Lines with "Rebuild this chart" and "import seaborn as sns" mark the range, both included. Reproduce exactly that stretch, without pictures.

== EXERCISE MATERIALS

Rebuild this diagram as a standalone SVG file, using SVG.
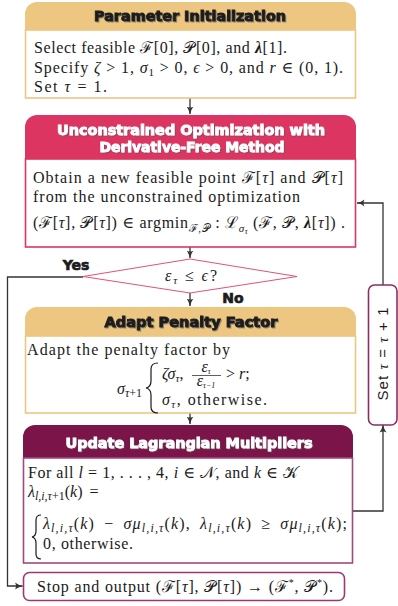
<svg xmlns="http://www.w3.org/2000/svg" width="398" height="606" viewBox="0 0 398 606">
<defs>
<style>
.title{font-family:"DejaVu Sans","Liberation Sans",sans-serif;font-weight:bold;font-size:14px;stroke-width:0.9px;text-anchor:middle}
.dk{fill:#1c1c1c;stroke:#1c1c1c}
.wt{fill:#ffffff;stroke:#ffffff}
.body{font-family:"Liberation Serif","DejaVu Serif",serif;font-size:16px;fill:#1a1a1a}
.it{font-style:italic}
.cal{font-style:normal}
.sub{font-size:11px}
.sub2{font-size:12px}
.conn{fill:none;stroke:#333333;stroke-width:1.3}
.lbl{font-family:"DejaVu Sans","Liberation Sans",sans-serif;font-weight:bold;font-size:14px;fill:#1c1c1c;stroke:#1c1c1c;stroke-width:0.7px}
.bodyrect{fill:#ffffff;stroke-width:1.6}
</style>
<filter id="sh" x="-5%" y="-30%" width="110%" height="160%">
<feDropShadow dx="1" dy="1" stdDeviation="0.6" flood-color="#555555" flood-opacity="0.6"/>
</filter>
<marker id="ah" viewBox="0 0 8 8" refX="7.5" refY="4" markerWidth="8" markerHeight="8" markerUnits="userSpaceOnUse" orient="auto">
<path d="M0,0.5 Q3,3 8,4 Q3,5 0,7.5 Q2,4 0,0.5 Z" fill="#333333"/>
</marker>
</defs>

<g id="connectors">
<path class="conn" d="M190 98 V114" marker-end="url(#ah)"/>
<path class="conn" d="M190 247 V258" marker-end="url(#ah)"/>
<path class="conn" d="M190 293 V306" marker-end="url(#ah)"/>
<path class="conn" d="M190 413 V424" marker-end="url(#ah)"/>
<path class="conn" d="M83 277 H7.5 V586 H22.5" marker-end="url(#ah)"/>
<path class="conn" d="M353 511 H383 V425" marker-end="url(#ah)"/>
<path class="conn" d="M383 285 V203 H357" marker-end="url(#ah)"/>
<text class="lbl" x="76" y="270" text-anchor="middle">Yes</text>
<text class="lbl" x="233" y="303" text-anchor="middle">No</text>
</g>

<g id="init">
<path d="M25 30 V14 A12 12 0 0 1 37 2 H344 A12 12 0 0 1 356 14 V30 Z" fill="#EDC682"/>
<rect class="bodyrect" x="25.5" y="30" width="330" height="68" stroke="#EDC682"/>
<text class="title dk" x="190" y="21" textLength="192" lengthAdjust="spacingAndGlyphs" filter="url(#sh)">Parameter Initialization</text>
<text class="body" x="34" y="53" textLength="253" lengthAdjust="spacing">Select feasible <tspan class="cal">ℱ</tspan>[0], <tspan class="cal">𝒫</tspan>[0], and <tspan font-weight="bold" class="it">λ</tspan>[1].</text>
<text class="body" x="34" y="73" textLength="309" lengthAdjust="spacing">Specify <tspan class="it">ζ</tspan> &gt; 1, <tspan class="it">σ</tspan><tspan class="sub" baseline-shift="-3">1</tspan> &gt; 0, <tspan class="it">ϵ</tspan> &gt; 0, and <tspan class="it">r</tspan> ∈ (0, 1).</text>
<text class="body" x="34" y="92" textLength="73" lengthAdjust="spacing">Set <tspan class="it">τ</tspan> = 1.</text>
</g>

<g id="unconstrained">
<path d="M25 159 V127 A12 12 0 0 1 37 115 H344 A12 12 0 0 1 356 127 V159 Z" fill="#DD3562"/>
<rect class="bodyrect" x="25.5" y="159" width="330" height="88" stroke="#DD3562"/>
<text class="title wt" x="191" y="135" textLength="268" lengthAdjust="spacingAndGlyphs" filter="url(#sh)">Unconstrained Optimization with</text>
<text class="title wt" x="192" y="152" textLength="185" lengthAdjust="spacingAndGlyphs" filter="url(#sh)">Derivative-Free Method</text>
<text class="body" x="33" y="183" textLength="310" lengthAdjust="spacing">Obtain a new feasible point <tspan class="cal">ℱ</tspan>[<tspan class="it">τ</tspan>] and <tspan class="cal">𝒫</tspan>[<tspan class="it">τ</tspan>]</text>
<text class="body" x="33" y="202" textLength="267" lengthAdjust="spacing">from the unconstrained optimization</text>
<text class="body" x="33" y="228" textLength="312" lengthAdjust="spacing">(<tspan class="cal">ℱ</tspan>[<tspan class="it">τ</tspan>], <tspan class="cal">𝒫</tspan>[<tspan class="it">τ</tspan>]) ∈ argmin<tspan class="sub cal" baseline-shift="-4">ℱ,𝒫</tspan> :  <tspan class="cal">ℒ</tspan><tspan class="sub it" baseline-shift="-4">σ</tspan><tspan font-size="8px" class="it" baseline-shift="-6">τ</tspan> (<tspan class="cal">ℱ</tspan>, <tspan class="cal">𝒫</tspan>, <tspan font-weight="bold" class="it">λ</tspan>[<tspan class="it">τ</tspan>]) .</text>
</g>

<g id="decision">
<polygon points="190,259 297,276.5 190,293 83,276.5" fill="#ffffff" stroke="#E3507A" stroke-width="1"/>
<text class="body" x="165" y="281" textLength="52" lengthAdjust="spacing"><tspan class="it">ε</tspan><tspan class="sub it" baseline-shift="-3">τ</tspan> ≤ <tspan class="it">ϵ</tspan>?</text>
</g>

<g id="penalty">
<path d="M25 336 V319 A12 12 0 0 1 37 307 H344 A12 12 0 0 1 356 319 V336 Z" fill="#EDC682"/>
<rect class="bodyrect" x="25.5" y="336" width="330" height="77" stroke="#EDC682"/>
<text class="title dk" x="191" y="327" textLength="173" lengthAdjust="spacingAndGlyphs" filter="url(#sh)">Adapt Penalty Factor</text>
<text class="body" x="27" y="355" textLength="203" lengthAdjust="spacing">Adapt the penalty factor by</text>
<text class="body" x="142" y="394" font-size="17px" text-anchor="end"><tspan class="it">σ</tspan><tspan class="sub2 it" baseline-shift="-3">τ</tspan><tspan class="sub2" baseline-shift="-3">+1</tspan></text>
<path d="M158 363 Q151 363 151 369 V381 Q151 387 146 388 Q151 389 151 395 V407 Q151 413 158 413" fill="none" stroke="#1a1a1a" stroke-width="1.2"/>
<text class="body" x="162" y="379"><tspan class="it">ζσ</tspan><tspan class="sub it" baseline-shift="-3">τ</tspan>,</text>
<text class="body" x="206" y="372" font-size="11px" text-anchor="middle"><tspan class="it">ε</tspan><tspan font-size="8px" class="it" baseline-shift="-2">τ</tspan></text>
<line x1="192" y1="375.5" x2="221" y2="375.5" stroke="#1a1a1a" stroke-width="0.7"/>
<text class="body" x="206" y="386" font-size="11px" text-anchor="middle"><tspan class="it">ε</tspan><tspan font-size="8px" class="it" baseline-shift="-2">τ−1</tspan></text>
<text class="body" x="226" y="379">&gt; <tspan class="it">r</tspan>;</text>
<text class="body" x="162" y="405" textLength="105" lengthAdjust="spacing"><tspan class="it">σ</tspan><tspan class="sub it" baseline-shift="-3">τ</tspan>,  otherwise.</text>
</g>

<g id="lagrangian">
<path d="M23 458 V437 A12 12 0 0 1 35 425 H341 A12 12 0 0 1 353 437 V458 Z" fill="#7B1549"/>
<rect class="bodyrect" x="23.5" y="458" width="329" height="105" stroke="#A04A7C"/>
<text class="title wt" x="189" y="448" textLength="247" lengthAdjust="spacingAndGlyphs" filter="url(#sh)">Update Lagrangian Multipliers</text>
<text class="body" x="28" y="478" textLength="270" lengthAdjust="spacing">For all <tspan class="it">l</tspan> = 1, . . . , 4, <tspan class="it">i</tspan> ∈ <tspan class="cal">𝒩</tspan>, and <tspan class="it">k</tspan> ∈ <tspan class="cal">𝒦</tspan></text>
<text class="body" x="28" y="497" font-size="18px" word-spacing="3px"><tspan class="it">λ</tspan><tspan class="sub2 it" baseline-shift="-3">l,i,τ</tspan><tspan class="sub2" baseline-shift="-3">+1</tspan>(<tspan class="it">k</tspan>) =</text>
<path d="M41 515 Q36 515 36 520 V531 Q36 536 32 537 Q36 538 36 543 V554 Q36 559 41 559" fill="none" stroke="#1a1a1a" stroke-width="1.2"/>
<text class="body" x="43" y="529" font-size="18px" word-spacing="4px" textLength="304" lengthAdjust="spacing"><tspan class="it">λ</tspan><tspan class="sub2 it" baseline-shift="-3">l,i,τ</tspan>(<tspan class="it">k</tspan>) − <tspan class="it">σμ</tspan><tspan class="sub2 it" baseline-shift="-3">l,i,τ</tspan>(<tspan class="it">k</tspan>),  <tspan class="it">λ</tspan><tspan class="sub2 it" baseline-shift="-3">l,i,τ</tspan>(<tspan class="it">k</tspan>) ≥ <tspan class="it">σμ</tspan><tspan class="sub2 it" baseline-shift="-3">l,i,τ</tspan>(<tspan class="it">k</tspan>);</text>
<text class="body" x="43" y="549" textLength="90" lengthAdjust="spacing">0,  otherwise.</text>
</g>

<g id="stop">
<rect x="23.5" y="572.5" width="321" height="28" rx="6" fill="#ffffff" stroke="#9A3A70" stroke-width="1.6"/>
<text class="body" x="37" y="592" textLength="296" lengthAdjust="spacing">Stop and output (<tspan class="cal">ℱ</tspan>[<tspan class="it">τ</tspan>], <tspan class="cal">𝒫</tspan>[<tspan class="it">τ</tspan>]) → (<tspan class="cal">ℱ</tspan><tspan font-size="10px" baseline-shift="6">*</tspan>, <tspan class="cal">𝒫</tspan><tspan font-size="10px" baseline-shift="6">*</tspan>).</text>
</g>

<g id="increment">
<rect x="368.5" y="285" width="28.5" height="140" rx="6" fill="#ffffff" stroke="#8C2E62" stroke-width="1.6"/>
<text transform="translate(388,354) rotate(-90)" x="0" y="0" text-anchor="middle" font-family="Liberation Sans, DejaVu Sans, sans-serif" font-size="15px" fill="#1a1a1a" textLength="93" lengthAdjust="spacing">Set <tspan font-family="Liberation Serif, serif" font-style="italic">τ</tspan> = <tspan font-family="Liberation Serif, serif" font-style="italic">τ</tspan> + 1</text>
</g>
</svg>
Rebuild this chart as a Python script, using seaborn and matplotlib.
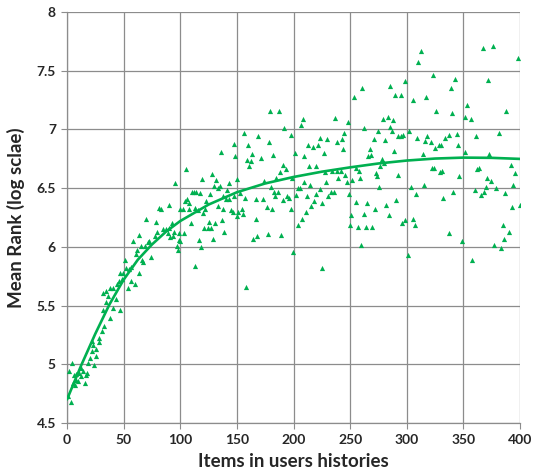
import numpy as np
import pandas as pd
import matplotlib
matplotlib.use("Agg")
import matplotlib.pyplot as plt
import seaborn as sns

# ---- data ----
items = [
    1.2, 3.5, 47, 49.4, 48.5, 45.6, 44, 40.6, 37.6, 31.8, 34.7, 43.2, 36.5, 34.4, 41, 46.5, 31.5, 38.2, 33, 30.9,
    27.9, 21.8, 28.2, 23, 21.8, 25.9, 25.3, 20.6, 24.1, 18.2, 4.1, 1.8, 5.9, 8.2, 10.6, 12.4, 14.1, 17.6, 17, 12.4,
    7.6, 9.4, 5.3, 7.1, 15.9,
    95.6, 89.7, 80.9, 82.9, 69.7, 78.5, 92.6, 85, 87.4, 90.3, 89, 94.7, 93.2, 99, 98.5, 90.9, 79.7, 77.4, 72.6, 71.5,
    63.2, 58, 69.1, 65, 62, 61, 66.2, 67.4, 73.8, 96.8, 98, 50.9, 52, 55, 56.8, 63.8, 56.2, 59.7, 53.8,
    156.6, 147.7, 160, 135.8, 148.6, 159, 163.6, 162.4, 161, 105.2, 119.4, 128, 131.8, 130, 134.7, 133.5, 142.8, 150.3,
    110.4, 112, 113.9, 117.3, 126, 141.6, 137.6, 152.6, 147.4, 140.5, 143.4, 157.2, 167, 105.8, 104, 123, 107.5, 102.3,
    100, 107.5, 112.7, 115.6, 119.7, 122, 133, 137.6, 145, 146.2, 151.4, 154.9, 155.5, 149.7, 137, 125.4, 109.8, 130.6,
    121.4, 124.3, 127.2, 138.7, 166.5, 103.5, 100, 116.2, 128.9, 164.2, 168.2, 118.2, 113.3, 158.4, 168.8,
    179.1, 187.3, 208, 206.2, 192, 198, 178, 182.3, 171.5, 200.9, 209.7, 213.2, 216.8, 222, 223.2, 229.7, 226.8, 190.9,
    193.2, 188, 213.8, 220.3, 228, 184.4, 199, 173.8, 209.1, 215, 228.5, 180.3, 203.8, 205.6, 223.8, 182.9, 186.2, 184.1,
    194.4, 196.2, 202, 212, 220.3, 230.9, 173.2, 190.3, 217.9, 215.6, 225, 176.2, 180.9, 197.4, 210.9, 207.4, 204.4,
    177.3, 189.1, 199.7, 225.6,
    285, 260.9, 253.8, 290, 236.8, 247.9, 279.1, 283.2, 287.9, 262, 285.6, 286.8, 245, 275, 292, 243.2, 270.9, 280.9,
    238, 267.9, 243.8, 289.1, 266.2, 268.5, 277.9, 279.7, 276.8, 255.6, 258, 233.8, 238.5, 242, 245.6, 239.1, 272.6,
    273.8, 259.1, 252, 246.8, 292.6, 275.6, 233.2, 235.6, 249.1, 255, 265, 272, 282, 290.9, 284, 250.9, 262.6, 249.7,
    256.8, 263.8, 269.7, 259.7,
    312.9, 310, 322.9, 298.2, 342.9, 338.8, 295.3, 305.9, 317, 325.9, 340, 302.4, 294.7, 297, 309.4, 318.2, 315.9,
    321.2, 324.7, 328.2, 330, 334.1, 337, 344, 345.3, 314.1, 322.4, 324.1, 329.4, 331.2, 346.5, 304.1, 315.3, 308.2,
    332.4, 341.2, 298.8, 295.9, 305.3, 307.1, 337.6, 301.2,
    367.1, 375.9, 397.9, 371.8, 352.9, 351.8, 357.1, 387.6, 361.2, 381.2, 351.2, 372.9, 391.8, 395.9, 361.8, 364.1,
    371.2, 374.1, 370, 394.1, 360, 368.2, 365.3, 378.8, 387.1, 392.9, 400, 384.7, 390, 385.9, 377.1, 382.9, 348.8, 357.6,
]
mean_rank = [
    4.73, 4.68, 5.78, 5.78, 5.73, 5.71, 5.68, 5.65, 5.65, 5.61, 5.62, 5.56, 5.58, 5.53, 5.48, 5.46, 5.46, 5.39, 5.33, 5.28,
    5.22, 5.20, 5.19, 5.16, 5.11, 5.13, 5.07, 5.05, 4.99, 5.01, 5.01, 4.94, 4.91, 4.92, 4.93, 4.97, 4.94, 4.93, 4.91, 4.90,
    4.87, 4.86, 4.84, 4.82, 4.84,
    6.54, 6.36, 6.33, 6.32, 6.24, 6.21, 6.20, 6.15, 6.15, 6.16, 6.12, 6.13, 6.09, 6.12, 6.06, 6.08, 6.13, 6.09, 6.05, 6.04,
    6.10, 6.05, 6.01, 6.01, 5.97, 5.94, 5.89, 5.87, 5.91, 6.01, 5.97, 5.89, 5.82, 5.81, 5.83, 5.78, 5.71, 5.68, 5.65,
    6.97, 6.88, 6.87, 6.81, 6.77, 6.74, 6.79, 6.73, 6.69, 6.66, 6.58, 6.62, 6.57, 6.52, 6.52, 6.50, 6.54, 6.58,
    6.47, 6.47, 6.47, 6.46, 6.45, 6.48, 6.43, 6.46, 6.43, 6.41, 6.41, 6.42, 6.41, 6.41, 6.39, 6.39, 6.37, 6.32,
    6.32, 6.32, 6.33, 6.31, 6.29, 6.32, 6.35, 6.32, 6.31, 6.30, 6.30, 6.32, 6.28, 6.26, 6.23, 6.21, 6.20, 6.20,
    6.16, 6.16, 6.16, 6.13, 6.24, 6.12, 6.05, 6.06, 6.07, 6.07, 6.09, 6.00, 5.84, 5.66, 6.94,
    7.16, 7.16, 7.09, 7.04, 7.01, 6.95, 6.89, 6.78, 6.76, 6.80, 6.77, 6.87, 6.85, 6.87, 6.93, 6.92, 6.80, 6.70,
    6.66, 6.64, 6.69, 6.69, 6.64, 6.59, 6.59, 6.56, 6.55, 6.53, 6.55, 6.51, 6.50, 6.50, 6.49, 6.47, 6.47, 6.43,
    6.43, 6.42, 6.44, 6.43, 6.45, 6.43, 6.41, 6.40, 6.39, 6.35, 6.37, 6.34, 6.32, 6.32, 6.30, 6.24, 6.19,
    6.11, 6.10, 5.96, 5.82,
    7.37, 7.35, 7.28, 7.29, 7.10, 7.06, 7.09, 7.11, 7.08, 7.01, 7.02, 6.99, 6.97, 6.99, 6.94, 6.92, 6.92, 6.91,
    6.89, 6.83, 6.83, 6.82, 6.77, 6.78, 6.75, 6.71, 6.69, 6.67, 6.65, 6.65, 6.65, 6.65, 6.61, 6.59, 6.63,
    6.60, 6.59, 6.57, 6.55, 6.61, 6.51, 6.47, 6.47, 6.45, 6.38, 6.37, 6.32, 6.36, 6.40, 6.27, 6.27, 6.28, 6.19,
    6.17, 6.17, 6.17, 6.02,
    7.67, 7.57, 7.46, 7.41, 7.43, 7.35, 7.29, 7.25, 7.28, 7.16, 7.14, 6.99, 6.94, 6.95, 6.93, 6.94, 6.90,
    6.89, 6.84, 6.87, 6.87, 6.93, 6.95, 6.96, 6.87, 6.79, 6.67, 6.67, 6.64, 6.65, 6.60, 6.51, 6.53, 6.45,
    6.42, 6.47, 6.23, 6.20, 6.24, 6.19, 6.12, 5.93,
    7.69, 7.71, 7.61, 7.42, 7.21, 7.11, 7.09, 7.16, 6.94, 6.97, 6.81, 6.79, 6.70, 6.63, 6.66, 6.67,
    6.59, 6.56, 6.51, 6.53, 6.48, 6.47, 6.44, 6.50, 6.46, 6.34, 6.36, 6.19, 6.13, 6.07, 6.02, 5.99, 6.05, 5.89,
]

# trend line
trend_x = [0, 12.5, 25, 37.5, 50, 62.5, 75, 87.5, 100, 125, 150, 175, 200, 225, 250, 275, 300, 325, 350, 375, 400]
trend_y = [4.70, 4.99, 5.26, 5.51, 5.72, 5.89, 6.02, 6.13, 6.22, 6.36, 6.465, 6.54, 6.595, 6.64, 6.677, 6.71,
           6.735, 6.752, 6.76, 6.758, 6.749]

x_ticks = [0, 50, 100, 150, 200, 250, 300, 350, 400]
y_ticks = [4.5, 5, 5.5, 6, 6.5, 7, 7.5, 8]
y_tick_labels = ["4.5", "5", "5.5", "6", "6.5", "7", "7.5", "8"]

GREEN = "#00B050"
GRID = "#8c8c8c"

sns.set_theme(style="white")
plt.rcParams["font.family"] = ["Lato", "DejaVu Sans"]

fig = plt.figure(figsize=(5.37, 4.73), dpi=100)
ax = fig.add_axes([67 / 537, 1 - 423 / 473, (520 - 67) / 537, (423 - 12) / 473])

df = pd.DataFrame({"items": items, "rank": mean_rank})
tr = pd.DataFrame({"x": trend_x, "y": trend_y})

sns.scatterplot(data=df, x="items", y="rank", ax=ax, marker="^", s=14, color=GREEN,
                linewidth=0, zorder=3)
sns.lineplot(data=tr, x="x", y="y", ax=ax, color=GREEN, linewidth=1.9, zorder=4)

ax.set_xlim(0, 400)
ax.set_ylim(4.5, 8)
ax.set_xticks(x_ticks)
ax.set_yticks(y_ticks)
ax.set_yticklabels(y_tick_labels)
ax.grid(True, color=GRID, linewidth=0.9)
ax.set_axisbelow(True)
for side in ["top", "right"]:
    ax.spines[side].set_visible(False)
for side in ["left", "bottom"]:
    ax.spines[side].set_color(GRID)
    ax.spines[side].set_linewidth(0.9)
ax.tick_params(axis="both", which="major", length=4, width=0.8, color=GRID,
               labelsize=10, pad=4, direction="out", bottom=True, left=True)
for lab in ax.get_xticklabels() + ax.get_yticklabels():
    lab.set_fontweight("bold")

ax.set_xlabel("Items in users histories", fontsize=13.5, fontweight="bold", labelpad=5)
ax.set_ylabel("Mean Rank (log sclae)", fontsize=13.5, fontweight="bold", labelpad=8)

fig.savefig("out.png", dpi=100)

====

→ **FINAL ANSWER**
Rebuild this chart as a Python script, using seaborn and matplotlib.
import numpy as np
import pandas as pd
import matplotlib
matplotlib.use("Agg")
import matplotlib.pyplot as plt
import seaborn as sns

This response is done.